— Task to complete —
Search the records for "this" and copy each line that holds it.

— Records supplied —
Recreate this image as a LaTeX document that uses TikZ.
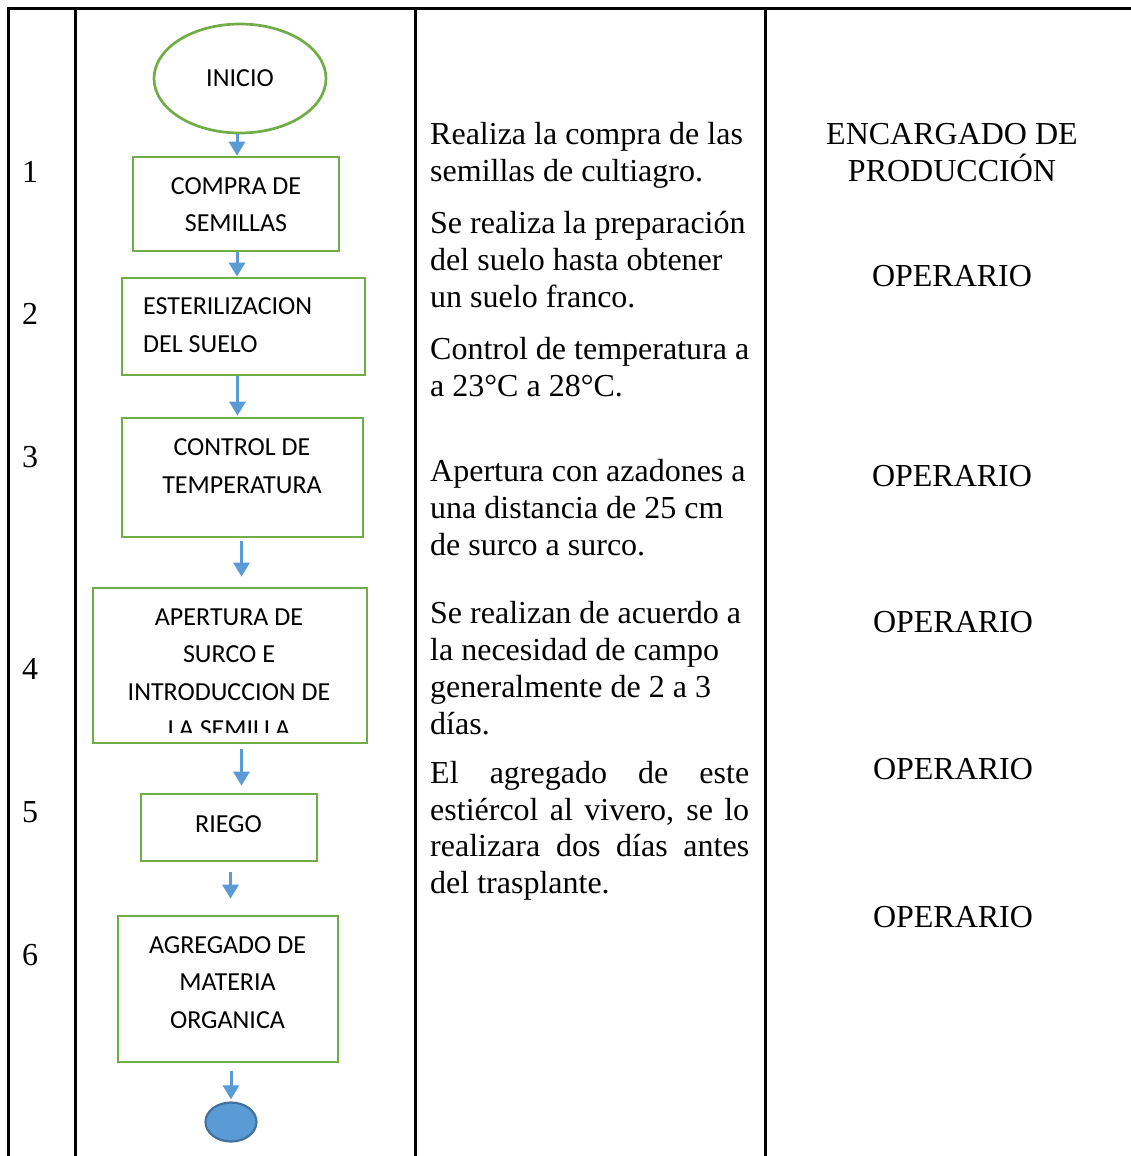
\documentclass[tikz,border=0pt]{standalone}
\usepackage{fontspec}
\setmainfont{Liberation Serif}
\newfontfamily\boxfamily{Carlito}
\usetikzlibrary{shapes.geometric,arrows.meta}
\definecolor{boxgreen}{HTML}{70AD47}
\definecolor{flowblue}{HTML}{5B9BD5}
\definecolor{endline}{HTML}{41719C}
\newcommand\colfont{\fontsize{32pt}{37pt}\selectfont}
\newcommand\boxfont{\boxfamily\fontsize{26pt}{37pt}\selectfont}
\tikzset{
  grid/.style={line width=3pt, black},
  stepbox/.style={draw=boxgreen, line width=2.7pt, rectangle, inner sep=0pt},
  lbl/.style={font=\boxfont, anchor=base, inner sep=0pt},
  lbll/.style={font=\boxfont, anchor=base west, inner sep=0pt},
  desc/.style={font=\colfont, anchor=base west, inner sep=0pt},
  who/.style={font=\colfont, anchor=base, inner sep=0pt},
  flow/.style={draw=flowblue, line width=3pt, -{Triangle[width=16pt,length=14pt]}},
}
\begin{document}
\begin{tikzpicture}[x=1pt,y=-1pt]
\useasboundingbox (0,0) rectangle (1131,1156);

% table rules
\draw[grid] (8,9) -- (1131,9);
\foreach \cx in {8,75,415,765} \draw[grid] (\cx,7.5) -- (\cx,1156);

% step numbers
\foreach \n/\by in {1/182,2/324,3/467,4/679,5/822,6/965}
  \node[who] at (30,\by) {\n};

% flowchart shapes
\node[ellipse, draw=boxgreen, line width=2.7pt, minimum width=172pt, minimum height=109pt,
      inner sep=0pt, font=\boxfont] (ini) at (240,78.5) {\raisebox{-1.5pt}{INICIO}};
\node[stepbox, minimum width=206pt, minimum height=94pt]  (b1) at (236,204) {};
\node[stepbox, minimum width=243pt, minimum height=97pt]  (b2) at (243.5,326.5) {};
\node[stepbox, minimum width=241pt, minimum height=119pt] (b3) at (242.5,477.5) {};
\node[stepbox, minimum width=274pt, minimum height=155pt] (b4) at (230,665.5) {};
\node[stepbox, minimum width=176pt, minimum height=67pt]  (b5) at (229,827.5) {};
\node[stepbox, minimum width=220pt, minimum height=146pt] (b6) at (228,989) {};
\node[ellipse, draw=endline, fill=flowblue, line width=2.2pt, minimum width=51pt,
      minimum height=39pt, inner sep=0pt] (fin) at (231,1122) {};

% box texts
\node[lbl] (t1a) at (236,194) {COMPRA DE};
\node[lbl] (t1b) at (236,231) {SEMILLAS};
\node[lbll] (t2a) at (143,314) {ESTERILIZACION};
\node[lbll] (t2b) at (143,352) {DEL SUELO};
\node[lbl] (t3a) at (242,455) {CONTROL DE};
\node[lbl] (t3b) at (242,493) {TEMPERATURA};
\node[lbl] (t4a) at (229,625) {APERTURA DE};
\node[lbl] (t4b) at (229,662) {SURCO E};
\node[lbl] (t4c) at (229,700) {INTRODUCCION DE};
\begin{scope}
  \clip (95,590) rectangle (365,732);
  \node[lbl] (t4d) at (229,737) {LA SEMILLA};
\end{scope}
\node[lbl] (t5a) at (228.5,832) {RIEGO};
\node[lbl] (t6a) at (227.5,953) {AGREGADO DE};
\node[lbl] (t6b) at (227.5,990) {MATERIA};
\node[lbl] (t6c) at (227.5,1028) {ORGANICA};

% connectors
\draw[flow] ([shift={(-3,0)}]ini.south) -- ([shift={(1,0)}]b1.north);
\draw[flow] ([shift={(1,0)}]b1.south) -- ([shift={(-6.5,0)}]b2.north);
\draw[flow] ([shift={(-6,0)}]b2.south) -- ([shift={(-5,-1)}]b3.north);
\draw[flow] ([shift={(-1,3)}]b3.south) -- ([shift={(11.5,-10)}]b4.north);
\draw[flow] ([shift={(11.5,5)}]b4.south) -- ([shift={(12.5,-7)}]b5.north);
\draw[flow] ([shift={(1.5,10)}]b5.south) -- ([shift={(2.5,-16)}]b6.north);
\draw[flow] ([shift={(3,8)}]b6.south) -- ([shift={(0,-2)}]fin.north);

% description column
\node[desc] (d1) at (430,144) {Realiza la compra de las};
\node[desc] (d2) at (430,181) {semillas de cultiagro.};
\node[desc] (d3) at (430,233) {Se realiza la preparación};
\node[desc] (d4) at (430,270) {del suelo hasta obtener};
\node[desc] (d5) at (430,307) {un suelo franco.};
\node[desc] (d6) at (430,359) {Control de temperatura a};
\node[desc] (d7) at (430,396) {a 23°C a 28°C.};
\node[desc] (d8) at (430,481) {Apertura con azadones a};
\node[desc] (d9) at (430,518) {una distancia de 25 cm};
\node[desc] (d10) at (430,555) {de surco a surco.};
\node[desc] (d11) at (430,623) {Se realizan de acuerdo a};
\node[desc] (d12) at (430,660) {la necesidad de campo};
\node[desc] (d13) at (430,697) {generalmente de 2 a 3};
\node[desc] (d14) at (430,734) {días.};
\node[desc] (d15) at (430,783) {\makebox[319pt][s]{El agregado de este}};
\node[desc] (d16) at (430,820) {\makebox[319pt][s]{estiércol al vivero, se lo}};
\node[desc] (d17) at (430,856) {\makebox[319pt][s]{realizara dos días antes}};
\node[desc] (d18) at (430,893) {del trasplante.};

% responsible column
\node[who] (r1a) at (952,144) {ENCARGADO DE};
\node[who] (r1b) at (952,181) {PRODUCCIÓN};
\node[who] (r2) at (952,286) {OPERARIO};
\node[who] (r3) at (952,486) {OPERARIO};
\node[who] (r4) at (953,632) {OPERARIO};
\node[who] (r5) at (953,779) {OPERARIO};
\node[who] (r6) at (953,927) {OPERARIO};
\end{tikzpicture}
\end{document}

==

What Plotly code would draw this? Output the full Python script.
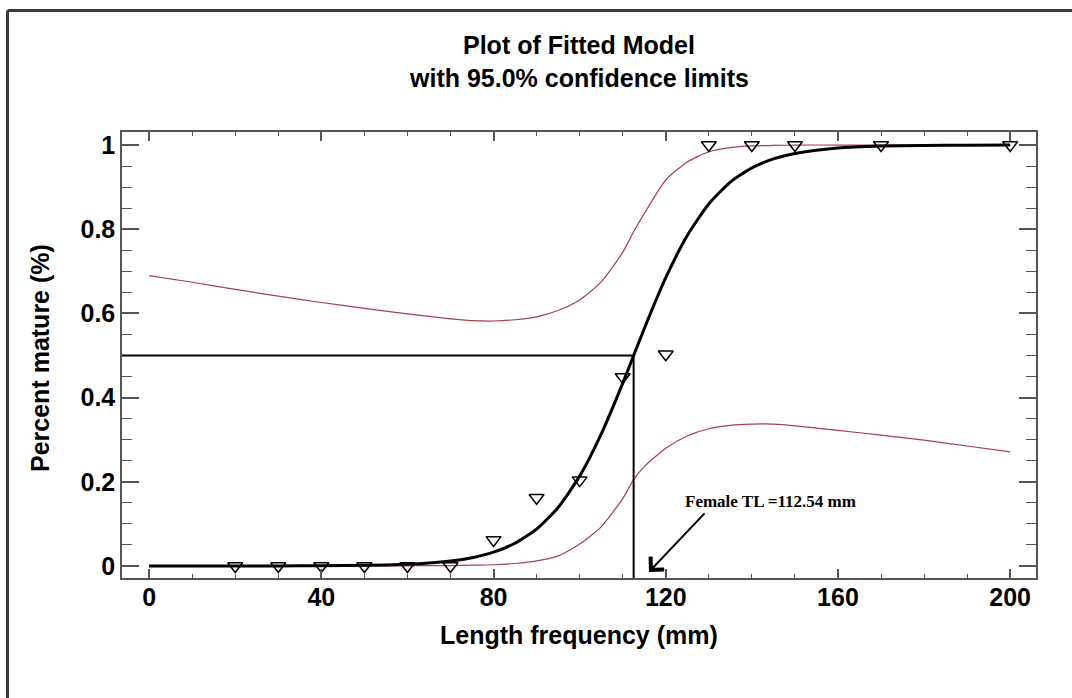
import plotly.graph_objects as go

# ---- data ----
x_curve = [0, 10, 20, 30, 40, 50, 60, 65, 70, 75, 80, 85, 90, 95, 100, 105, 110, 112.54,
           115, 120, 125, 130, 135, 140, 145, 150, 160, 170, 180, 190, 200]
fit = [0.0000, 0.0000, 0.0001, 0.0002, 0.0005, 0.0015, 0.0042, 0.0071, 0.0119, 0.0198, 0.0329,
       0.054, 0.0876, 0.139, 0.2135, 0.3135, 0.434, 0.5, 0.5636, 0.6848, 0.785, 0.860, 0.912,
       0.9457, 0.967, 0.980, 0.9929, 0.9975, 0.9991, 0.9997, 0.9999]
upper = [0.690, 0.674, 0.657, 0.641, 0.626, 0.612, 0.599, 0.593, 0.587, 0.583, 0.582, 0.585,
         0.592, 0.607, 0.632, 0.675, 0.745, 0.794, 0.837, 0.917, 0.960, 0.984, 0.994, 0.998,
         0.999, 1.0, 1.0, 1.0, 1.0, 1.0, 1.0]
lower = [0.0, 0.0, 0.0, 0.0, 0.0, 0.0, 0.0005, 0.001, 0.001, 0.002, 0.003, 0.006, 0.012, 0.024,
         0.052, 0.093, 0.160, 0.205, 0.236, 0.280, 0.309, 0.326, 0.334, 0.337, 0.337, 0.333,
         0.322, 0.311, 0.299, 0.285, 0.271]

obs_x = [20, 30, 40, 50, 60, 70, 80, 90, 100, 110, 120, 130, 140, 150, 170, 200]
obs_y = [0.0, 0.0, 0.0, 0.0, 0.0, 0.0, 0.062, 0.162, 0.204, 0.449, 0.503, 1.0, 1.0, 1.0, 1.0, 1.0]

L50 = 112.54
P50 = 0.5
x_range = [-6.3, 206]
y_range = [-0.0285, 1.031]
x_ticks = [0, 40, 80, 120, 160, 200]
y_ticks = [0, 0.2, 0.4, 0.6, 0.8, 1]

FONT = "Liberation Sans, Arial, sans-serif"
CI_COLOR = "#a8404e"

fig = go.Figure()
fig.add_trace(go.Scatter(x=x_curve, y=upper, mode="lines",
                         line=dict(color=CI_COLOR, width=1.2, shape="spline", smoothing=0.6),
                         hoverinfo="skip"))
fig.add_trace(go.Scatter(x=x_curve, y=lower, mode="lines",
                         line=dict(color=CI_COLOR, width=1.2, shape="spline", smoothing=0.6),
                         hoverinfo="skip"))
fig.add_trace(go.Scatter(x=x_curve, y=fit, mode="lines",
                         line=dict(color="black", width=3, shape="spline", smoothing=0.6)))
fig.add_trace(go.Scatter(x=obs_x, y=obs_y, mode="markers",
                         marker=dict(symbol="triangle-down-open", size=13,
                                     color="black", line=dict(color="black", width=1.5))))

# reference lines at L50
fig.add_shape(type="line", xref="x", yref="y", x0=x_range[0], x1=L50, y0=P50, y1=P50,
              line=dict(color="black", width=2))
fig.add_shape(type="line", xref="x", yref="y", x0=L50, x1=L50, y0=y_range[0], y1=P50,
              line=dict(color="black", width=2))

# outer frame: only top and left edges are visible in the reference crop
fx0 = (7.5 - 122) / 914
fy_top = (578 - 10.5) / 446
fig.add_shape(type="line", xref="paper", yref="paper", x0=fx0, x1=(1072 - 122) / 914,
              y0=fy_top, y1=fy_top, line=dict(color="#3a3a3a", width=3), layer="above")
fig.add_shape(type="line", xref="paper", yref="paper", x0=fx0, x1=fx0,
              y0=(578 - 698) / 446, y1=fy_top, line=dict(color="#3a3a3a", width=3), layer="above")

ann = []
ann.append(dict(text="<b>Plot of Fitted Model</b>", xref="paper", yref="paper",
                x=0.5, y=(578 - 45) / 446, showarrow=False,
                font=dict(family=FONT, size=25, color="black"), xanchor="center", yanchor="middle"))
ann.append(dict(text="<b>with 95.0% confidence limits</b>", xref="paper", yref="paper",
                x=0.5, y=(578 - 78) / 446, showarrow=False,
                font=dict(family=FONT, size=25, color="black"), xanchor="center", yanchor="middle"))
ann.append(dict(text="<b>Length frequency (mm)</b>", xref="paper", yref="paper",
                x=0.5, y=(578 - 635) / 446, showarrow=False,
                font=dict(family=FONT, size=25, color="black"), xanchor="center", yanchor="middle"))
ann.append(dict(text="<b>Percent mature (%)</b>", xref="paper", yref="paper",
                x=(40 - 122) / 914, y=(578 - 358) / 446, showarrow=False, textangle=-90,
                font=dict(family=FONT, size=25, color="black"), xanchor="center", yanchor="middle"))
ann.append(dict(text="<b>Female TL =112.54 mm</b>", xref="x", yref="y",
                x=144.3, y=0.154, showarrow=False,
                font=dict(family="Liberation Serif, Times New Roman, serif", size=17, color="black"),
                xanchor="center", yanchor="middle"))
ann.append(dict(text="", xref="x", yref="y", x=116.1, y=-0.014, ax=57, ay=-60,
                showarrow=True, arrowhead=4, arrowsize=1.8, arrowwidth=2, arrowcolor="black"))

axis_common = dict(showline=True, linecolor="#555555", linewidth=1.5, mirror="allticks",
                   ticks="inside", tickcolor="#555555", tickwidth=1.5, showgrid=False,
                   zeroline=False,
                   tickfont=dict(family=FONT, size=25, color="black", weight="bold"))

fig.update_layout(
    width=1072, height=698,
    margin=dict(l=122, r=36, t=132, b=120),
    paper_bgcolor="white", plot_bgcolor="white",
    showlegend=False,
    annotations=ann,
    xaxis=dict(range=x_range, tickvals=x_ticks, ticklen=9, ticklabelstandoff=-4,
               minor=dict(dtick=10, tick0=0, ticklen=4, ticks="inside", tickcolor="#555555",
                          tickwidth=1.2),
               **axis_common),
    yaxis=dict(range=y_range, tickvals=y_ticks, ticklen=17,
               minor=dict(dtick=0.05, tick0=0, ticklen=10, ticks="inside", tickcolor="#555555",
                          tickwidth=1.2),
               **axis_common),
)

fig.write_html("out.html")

* * *

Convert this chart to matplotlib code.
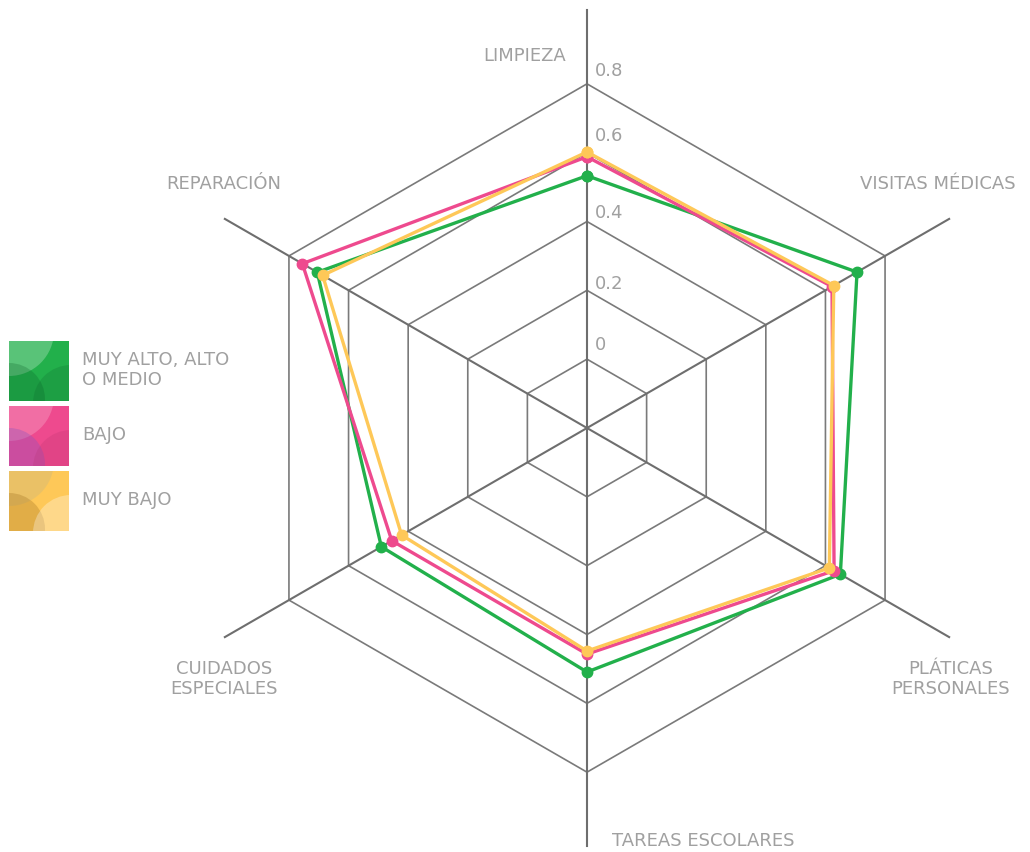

— Full response —
Recreate this image as a LaTeX document that uses TikZ.
What Plotly code would draw this? Output the full Python script.
Convert this chart to matplotlib code.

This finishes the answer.